Task instructions
Look through the listing for the word "React". Copy each line that has it.

# # # # # # #

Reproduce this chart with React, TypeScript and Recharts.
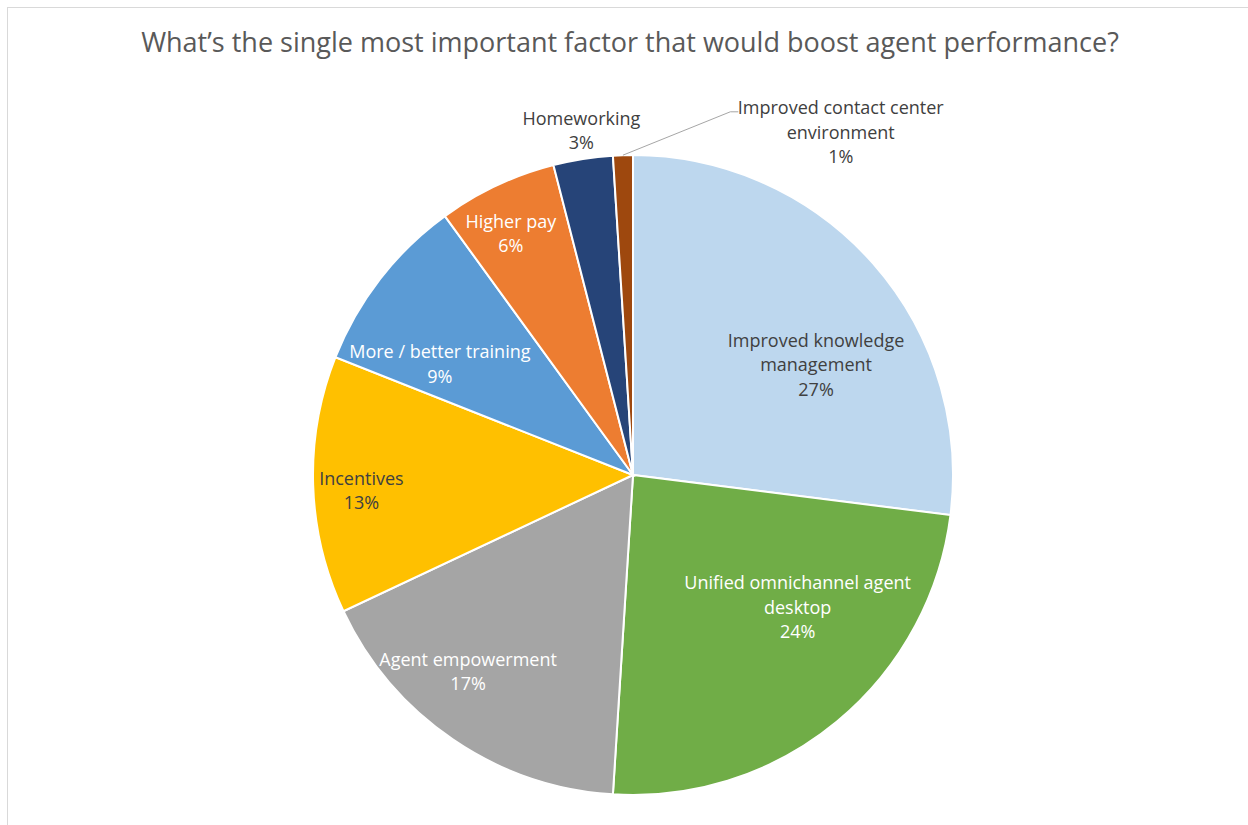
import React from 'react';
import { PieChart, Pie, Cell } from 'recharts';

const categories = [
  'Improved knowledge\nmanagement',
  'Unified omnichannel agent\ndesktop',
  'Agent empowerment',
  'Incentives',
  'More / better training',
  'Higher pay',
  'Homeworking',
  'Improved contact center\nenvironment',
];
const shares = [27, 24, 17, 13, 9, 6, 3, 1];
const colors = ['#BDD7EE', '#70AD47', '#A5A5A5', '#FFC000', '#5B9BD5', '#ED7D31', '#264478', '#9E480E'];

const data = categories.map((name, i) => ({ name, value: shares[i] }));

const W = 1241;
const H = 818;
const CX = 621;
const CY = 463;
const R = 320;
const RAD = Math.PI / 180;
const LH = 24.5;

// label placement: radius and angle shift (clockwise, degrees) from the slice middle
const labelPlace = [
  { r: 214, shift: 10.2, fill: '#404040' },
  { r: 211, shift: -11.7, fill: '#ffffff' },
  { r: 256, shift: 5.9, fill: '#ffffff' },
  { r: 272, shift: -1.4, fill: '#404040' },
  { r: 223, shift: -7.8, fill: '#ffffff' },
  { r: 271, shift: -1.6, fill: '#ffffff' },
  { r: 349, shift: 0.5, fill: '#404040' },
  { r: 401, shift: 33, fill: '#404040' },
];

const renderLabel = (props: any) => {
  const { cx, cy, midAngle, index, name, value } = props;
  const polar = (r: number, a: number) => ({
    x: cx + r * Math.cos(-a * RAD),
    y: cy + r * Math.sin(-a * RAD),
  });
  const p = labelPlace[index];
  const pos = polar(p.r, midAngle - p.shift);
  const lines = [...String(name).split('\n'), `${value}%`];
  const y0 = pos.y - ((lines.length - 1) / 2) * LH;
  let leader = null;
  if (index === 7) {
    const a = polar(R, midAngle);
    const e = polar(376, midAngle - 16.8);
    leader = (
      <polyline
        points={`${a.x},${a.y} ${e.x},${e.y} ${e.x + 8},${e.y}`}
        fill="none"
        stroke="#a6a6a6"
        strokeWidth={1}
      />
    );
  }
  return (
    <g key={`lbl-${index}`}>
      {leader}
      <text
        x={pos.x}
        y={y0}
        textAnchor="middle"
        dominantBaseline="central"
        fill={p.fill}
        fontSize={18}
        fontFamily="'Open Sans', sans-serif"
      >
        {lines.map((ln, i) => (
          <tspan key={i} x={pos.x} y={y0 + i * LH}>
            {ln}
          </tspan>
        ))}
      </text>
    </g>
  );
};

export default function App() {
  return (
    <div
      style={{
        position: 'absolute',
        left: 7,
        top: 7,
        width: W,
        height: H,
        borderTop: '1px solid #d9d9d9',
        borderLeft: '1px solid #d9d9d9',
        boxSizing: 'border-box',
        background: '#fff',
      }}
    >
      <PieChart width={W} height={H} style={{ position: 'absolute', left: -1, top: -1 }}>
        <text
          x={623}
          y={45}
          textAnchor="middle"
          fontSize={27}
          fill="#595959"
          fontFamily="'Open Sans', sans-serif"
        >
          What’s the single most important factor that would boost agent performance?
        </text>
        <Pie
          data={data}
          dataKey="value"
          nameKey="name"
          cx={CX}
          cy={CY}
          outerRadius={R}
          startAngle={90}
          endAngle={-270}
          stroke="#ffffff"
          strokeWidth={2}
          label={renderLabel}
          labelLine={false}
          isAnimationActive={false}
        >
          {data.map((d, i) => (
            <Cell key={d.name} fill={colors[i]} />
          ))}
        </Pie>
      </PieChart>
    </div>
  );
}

# # # # # # #

Answer to the exercise
Reproduce this chart with React, TypeScript and Recharts.
import React from 'react';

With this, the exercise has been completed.